The studies are only a partial window into UBI’s potential. The study populations have been relatively small, each with distinct social and historical circumstances. The methodology of the study also drew distinctions between a so-called “full” UBI, which covers basic living expenses—this type of UBI was previously tested in 1970s income-subsidy programs in Canada and the United States—and the smaller-scale programs that involve just a subsidy. The older programs, while difficult to analyze on a comparative basis, offered subsidies up to nearly $50,000 (adjusted for inflation), which complicates any comparison with a casino-based subsidy of just a few thousand. One critical question for UBI going forward will be adjusting subsidy levels to be a meaningful economic support for communities.
And Marinescu stresses that every UBI-financing concept carries fiscal costs and spending substitutions: Does the supplemental wage come out of heavy income-tax revenues? Will it give lawmakers a justification for scrapping pensions or health-care programs? Because of the potentially negative “interaction effects” between basic income, essentially privatized state funds, and public spending, citizens will need a direct say in policies that balance cash transfers against the state’s social-welfare responsibilities.

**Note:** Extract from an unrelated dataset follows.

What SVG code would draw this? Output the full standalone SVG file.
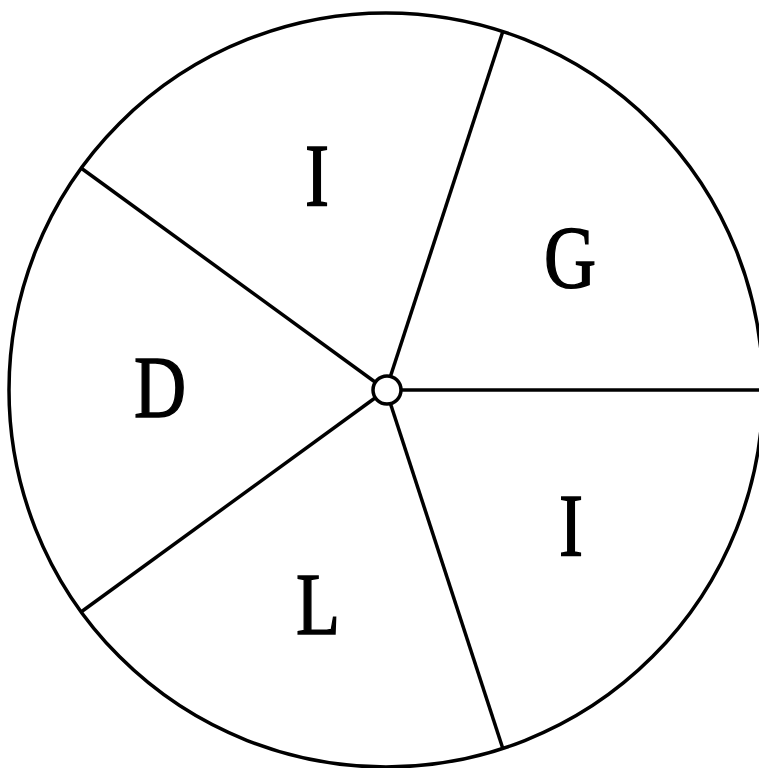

Finally, not every state is blessed with favorable casino laws or oil reserves, so how would UBI work nationwide? One idea might be creating a more redistributive welfare structure based on taxing pollution. According to Marinescu, a comprehensive tax on carbon pollution is both highly progressive and helps correct environmental harms that disproportionately burden the poor. “Carbon taxes tax richer people more heavily,” she notes, “because they have higher energy use…so it’s kind of a double whammy.”
But the universal questions UBI presents to society are what we would be doing with our lives if we didn’t have to work as much, and is it fair to ask workers to accept money in exchange for a labor system that is killing their livelihoods?
Neither neoliberalism nor democratic socialism have fully grappled with a post-work future. Robots might not take all our jobs, but technological developments push us to rethink how we’d make ourselves useful when our labor becomes redundant.
“It’s hard to know how people will find meaning in their lives in the future…. It’s a matter in part of ideology and philosophical values, which the research can’t tell you much about,” Marinescu argues. “But also on the more empirical level, how important work is to people’s psychological well-being depends on prevailing social norms, and those things could change.”
A UBI makes basic survival less dependent on a job, but it opens up a new, and confounding, social challenge: how to spend our lives more wisely, if we don’t have to work just to live, but still want to work toward a better life.